§ Task prompt: Would you repeat the listing exactly but omit every picture?

★ ★ ★ ★

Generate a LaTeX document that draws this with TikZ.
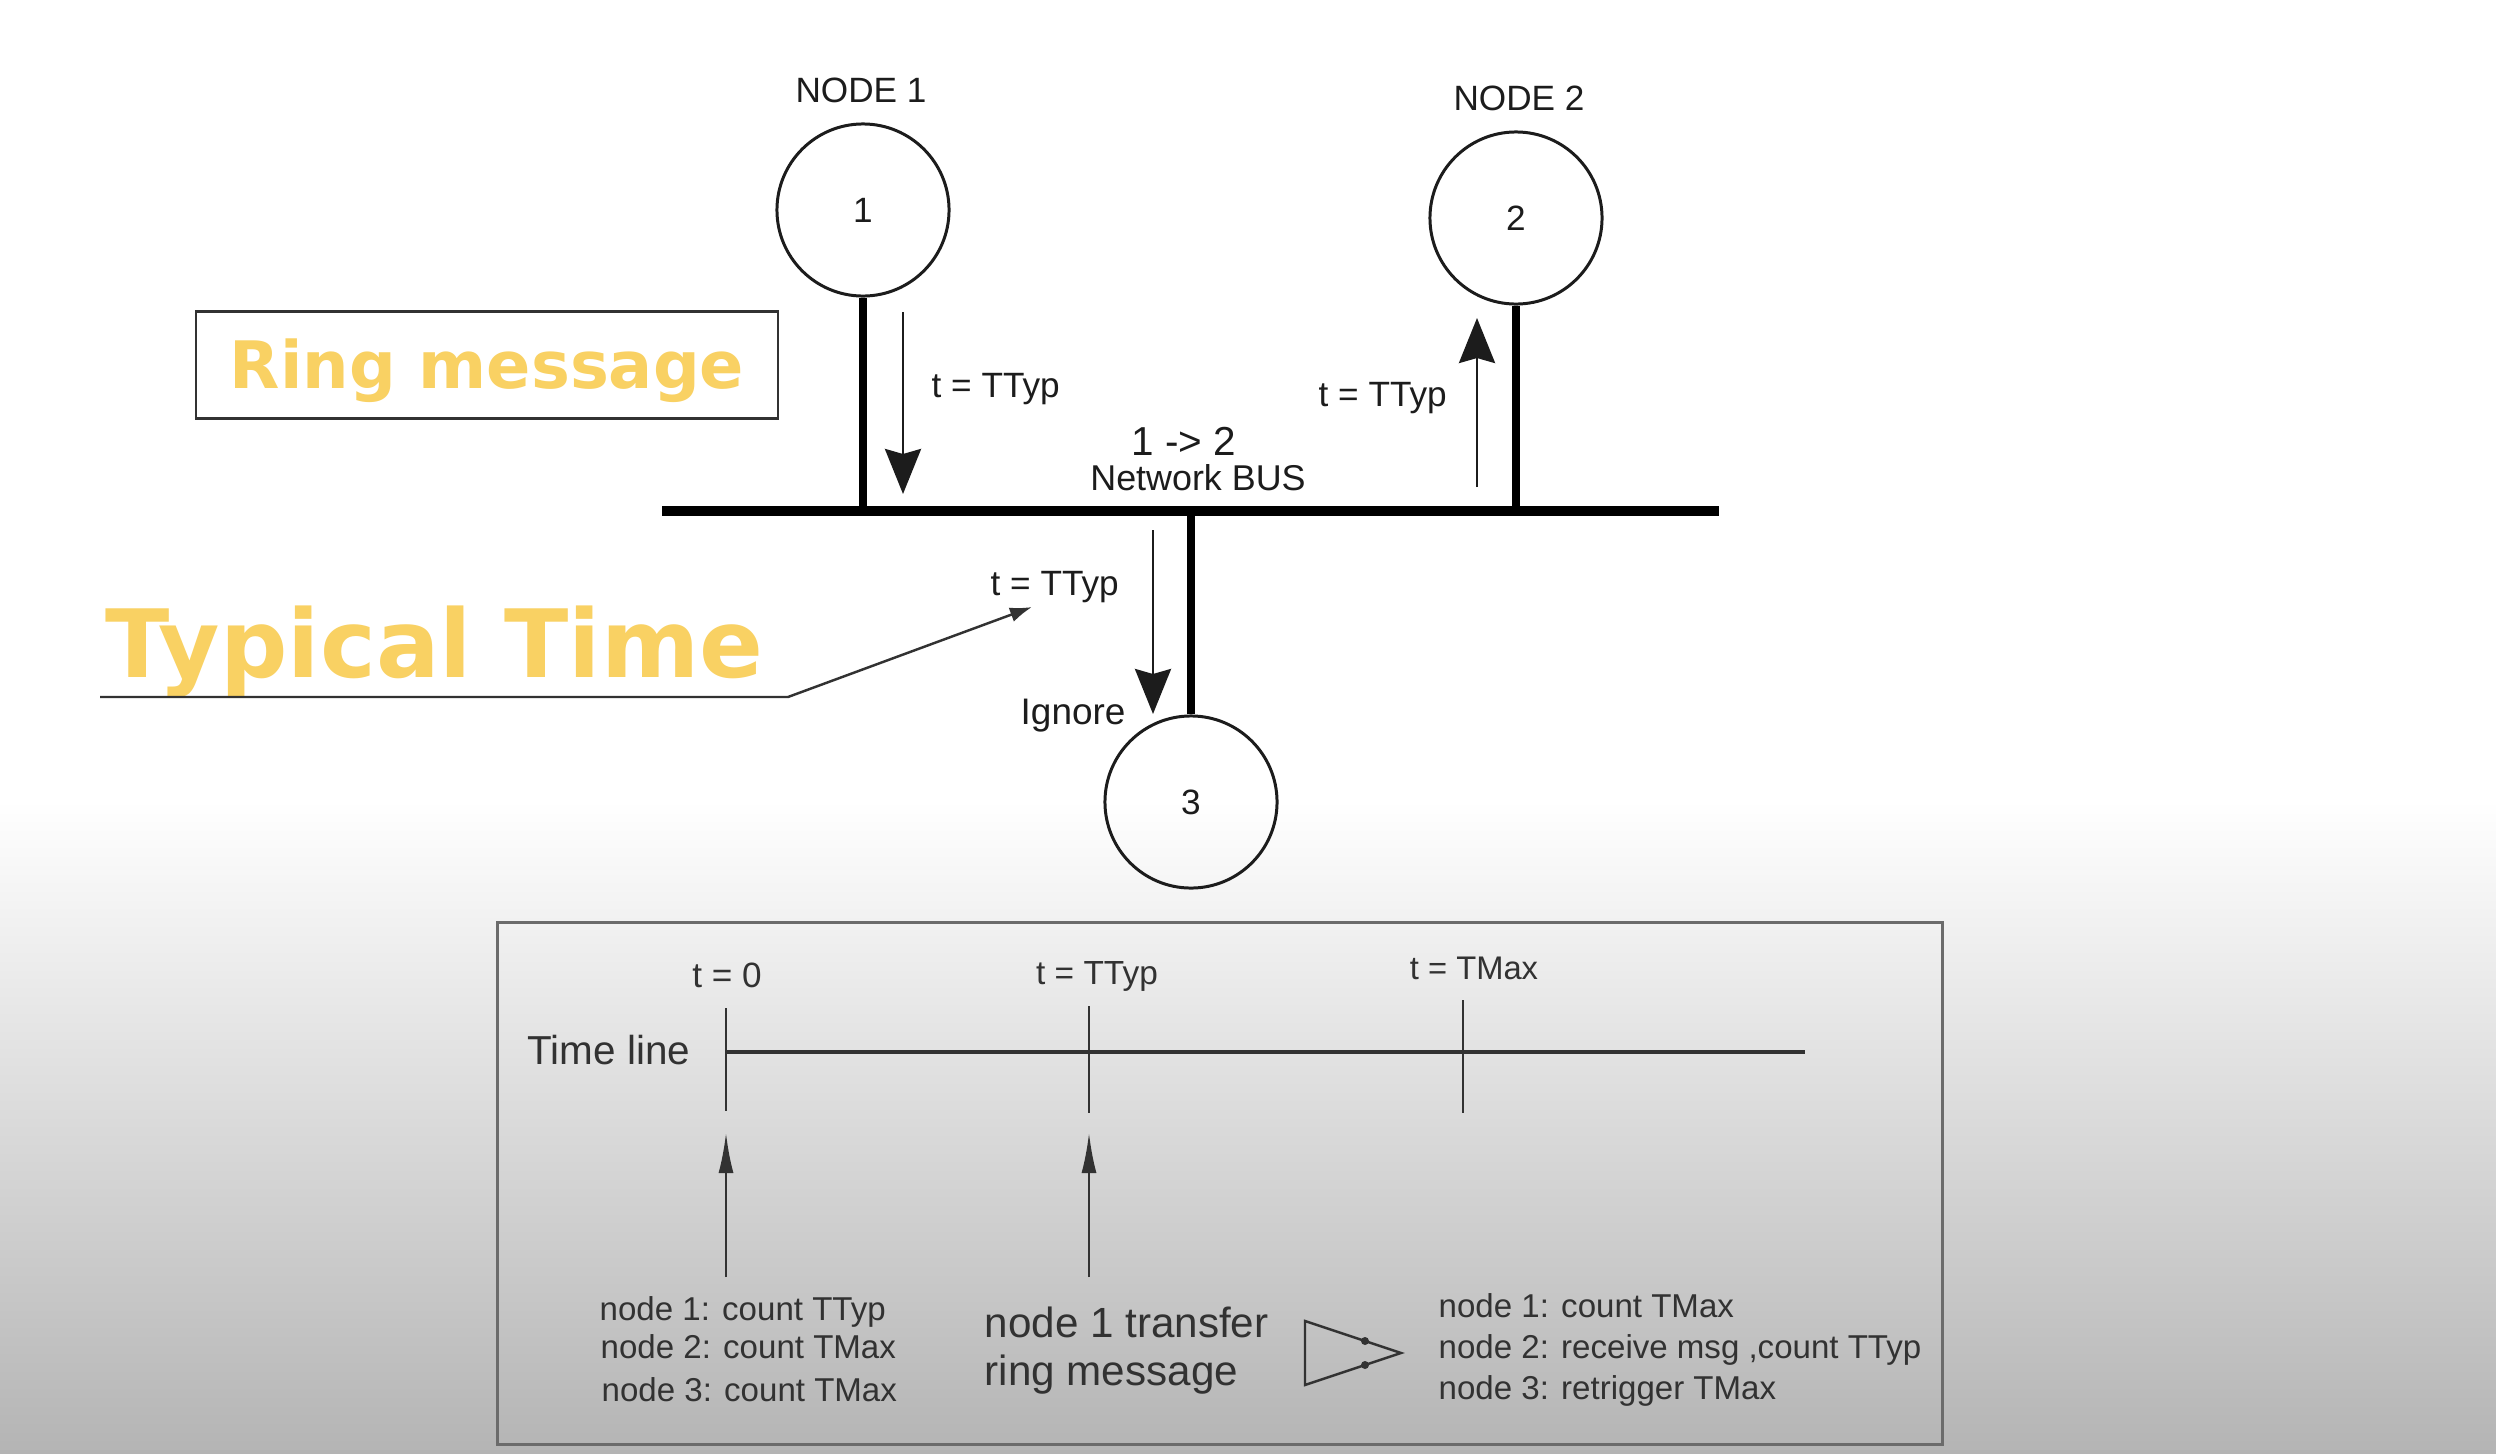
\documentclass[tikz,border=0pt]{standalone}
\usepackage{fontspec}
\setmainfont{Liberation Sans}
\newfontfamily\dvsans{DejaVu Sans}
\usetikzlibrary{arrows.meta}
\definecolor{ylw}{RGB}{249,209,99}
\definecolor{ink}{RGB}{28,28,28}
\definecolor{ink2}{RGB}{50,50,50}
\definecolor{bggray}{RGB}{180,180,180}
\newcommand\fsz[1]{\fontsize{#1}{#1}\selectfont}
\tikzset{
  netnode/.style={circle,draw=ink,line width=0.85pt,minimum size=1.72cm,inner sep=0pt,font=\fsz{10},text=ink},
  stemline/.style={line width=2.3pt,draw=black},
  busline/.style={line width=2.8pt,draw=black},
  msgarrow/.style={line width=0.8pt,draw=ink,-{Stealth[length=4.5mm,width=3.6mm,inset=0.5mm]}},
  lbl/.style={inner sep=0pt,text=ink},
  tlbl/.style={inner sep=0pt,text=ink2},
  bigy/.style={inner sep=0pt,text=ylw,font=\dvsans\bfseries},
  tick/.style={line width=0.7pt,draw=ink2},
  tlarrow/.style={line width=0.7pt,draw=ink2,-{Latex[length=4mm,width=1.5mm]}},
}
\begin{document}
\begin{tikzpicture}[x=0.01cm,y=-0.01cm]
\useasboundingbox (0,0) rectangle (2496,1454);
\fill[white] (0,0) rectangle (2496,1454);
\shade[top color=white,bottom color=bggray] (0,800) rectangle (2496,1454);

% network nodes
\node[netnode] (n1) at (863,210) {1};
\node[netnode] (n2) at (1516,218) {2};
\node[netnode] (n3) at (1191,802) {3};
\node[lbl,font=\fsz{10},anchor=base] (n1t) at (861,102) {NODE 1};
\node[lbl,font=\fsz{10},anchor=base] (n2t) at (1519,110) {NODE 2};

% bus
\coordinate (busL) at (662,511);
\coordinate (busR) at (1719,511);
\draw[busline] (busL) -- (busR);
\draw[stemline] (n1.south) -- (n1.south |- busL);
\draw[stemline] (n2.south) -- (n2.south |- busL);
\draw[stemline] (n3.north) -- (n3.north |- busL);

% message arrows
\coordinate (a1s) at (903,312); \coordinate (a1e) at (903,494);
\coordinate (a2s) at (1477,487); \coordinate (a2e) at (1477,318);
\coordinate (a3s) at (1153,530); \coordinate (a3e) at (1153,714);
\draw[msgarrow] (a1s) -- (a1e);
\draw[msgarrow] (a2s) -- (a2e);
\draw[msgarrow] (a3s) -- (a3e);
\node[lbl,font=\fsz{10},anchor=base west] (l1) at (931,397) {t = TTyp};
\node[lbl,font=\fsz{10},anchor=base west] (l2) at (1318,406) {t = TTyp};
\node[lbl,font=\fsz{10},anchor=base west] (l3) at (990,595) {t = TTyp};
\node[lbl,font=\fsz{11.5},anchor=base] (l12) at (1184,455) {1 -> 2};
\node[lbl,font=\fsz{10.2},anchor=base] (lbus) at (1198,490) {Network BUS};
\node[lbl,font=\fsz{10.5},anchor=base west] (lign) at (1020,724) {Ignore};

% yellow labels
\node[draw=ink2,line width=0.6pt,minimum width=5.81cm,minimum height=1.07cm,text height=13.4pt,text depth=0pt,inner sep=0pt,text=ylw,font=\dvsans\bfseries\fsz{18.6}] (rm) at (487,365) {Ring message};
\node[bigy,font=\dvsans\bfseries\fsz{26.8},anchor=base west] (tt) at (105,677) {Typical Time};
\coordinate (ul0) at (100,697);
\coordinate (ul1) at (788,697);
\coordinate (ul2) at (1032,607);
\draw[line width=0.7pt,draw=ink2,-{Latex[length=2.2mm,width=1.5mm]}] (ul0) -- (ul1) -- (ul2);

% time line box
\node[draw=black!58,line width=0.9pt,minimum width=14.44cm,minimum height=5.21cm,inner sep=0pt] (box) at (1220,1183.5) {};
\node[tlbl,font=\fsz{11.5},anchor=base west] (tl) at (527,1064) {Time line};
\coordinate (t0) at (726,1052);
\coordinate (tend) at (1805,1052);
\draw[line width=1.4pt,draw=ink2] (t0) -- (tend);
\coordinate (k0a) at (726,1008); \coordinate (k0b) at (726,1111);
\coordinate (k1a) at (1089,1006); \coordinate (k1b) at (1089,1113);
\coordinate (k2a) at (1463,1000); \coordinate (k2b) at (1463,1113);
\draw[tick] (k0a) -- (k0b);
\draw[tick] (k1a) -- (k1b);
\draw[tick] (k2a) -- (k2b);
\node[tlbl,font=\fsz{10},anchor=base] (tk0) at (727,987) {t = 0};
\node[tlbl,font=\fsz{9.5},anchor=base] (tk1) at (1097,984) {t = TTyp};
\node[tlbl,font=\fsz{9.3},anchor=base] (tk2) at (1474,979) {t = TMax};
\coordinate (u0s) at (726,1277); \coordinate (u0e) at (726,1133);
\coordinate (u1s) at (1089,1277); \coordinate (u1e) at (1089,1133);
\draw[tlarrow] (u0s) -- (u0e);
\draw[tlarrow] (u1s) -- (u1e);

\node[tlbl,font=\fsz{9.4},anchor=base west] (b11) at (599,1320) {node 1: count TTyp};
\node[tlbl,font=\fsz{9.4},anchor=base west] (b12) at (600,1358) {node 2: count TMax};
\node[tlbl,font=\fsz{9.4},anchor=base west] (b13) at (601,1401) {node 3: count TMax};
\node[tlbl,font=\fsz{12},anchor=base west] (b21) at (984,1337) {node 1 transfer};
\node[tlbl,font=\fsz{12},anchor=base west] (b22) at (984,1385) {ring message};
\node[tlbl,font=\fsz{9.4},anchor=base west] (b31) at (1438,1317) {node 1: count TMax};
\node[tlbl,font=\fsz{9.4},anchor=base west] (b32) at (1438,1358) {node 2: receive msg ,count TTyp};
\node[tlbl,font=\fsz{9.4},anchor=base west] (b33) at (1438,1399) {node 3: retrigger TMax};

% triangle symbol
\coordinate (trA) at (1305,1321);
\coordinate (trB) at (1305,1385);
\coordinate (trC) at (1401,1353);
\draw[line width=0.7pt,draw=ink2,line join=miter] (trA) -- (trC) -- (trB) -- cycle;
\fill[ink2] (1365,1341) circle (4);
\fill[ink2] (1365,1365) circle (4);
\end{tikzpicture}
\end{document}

★ ★ ★ ★

§ Response:
Generate a LaTeX document that draws this with TikZ.
\documentclass[tikz,border=0pt]{standalone}
\usepackage{fontspec}
\setmainfont{Liberation Sans}
\newfontfamily\dvsans{DejaVu Sans}
\usetikzlibrary{arrows.meta}
\definecolor{ylw}{RGB}{249,209,99}
\definecolor{ink}{RGB}{28,28,28}
\definecolor{ink2}{RGB}{50,50,50}
\definecolor{bggray}{RGB}{180,180,180}
\newcommand\fsz[1]{\fontsize{#1}{#1}\selectfont}
\tikzset{
  netnode/.style={circle,draw=ink,line width=0.85pt,minimum size=1.72cm,inner sep=0pt,font=\fsz{10},text=ink},
  stemline/.style={line width=2.3pt,draw=black},
  busline/.style={line width=2.8pt,draw=black},
  msgarrow/.style={line width=0.8pt,draw=ink,-{Stealth[length=4.5mm,width=3.6mm,inset=0.5mm]}},
  lbl/.style={inner sep=0pt,text=ink},
  tlbl/.style={inner sep=0pt,text=ink2},
  bigy/.style={inner sep=0pt,text=ylw,font=\dvsans\bfseries},
  tick/.style={line width=0.7pt,draw=ink2},
  tlarrow/.style={line width=0.7pt,draw=ink2,-{Latex[length=4mm,width=1.5mm]}},
}
\begin{document}
\begin{tikzpicture}[x=0.01cm,y=-0.01cm]
\useasboundingbox (0,0) rectangle (2496,1454);
\fill[white] (0,0) rectangle (2496,1454);
\shade[top color=white,bottom color=bggray] (0,800) rectangle (2496,1454);

% network nodes
\node[netnode] (n1) at (863,210) {1};
\node[netnode] (n2) at (1516,218) {2};
\node[netnode] (n3) at (1191,802) {3};
\node[lbl,font=\fsz{10},anchor=base] (n1t) at (861,102) {NODE 1};
\node[lbl,font=\fsz{10},anchor=base] (n2t) at (1519,110) {NODE 2};

% bus
\coordinate (busL) at (662,511);
\coordinate (busR) at (1719,511);
\draw[busline] (busL) -- (busR);
\draw[stemline] (n1.south) -- (n1.south |- busL);
\draw[stemline] (n2.south) -- (n2.south |- busL);
\draw[stemline] (n3.north) -- (n3.north |- busL);

% message arrows
\coordinate (a1s) at (903,312); \coordinate (a1e) at (903,494);
\coordinate (a2s) at (1477,487); \coordinate (a2e) at (1477,318);
\coordinate (a3s) at (1153,530); \coordinate (a3e) at (1153,714);
\draw[msgarrow] (a1s) -- (a1e);
\draw[msgarrow] (a2s) -- (a2e);
\draw[msgarrow] (a3s) -- (a3e);
\node[lbl,font=\fsz{10},anchor=base west] (l1) at (931,397) {t = TTyp};
\node[lbl,font=\fsz{10},anchor=base west] (l2) at (1318,406) {t = TTyp};
\node[lbl,font=\fsz{10},anchor=base west] (l3) at (990,595) {t = TTyp};
\node[lbl,font=\fsz{11.5},anchor=base] (l12) at (1184,455) {1 -> 2};
\node[lbl,font=\fsz{10.2},anchor=base] (lbus) at (1198,490) {Network BUS};
\node[lbl,font=\fsz{10.5},anchor=base west] (lign) at (1020,724) {Ignore};

% yellow labels
\node[draw=ink2,line width=0.6pt,minimum width=5.81cm,minimum height=1.07cm,text height=13.4pt,text depth=0pt,inner sep=0pt,text=ylw,font=\dvsans\bfseries\fsz{18.6}] (rm) at (487,365) {Ring message};
\node[bigy,font=\dvsans\bfseries\fsz{26.8},anchor=base west] (tt) at (105,677) {Typical Time};
\coordinate (ul0) at (100,697);
\coordinate (ul1) at (788,697);
\coordinate (ul2) at (1032,607);
\draw[line width=0.7pt,draw=ink2,-{Latex[length=2.2mm,width=1.5mm]}] (ul0) -- (ul1) -- (ul2);

% time line box
\node[draw=black!58,line width=0.9pt,minimum width=14.44cm,minimum height=5.21cm,inner sep=0pt] (box) at (1220,1183.5) {};
\node[tlbl,font=\fsz{11.5},anchor=base west] (tl) at (527,1064) {Time line};
\coordinate (t0) at (726,1052);
\coordinate (tend) at (1805,1052);
\draw[line width=1.4pt,draw=ink2] (t0) -- (tend);
\coordinate (k0a) at (726,1008); \coordinate (k0b) at (726,1111);
\coordinate (k1a) at (1089,1006); \coordinate (k1b) at (1089,1113);
\coordinate (k2a) at (1463,1000); \coordinate (k2b) at (1463,1113);
\draw[tick] (k0a) -- (k0b);
\draw[tick] (k1a) -- (k1b);
\draw[tick] (k2a) -- (k2b);
\node[tlbl,font=\fsz{10},anchor=base] (tk0) at (727,987) {t = 0};
\node[tlbl,font=\fsz{9.5},anchor=base] (tk1) at (1097,984) {t = TTyp};
\node[tlbl,font=\fsz{9.3},anchor=base] (tk2) at (1474,979) {t = TMax};
\coordinate (u0s) at (726,1277); \coordinate (u0e) at (726,1133);
\coordinate (u1s) at (1089,1277); \coordinate (u1e) at (1089,1133);
\draw[tlarrow] (u0s) -- (u0e);
\draw[tlarrow] (u1s) -- (u1e);

\node[tlbl,font=\fsz{9.4},anchor=base west] (b11) at (599,1320) {node 1: count TTyp};
\node[tlbl,font=\fsz{9.4},anchor=base west] (b12) at (600,1358) {node 2: count TMax};
\node[tlbl,font=\fsz{9.4},anchor=base west] (b13) at (601,1401) {node 3: count TMax};
\node[tlbl,font=\fsz{12},anchor=base west] (b21) at (984,1337) {node 1 transfer};
\node[tlbl,font=\fsz{12},anchor=base west] (b22) at (984,1385) {ring message};
\node[tlbl,font=\fsz{9.4},anchor=base west] (b31) at (1438,1317) {node 1: count TMax};
\node[tlbl,font=\fsz{9.4},anchor=base west] (b32) at (1438,1358) {node 2: receive msg ,count TTyp};
\node[tlbl,font=\fsz{9.4},anchor=base west] (b33) at (1438,1399) {node 3: retrigger TMax};

% triangle symbol
\coordinate (trA) at (1305,1321);
\coordinate (trB) at (1305,1385);
\coordinate (trC) at (1401,1353);
\draw[line width=0.7pt,draw=ink2,line join=miter] (trA) -- (trC) -- (trB) -- cycle;
\fill[ink2] (1365,1341) circle (4);
\fill[ink2] (1365,1365) circle (4);
\end{tikzpicture}
\end{document}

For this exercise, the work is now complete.